Today, I received $24.00.
$24.00 – a week’s worth of work. The first return on my college education.
$24.00, for something I have no claim to.
For something I can only hope to run in to sometime, years from now, under the dim lights of the fiction section in some crowded bookstore – the carpet, sleeping toddlers and coffee stains. And it’ll catch my eye like a forgotten lover, and I’ll smile to myself and look away – remembering the raw passion of an earlier version. One not yet scarred by years of rewrites and rejection. One still drenched with promise. And when I get to the parking lot, I’ll find it hazy with tears. Echoing with laughter. Pride.
So I’ve printed the invoice, and I’m buying a frame for it with the money I’ve made. I’ll nail it to the wall above my diploma, and it will be a reminder. A promise. An explanation for anyone who still needs one – though, in my experience, they still won’t understand. They’ll see it as lacking, and ask what it was worth. And they’ll mean back then. In the beginning. And they’ll ask – Is it valuable?

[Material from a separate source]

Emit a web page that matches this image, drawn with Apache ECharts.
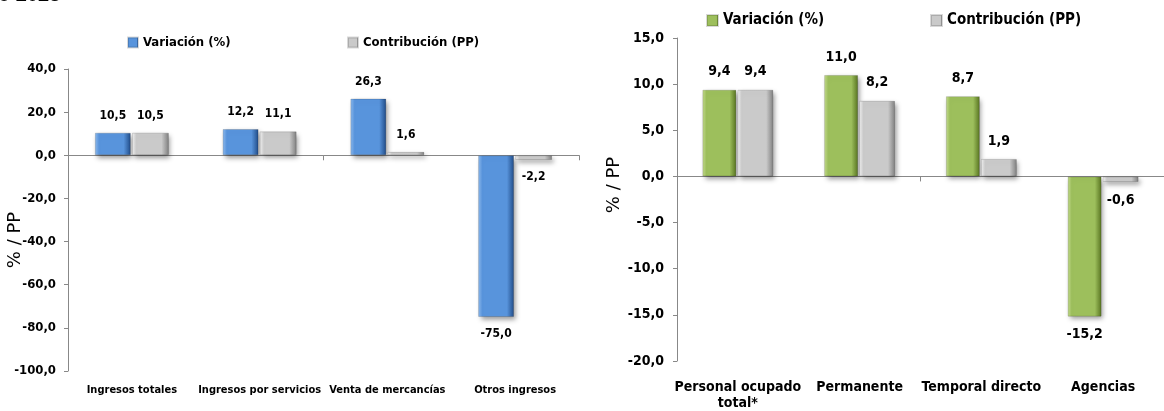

And gone are the hundreds of stories that died in their tracks. The thousands of lines of disjointed poetry. The bar-room napkins and scraps of loose-leaf paper that explode from desk drawers. Kitchen counters. Jacket pockets. Gone, the hours of painful labor leading up to a bloody rebirth. The nights of drunken laughter spent learning conversation. The days of suffocating silence, when something so easy became so fucking hard.
That first breath. The meditation on each one that follows.
$24.00.
For a few scraps of useless paper.
For the chance to see the clock spinning in the right direction, maybe for the first time in my life.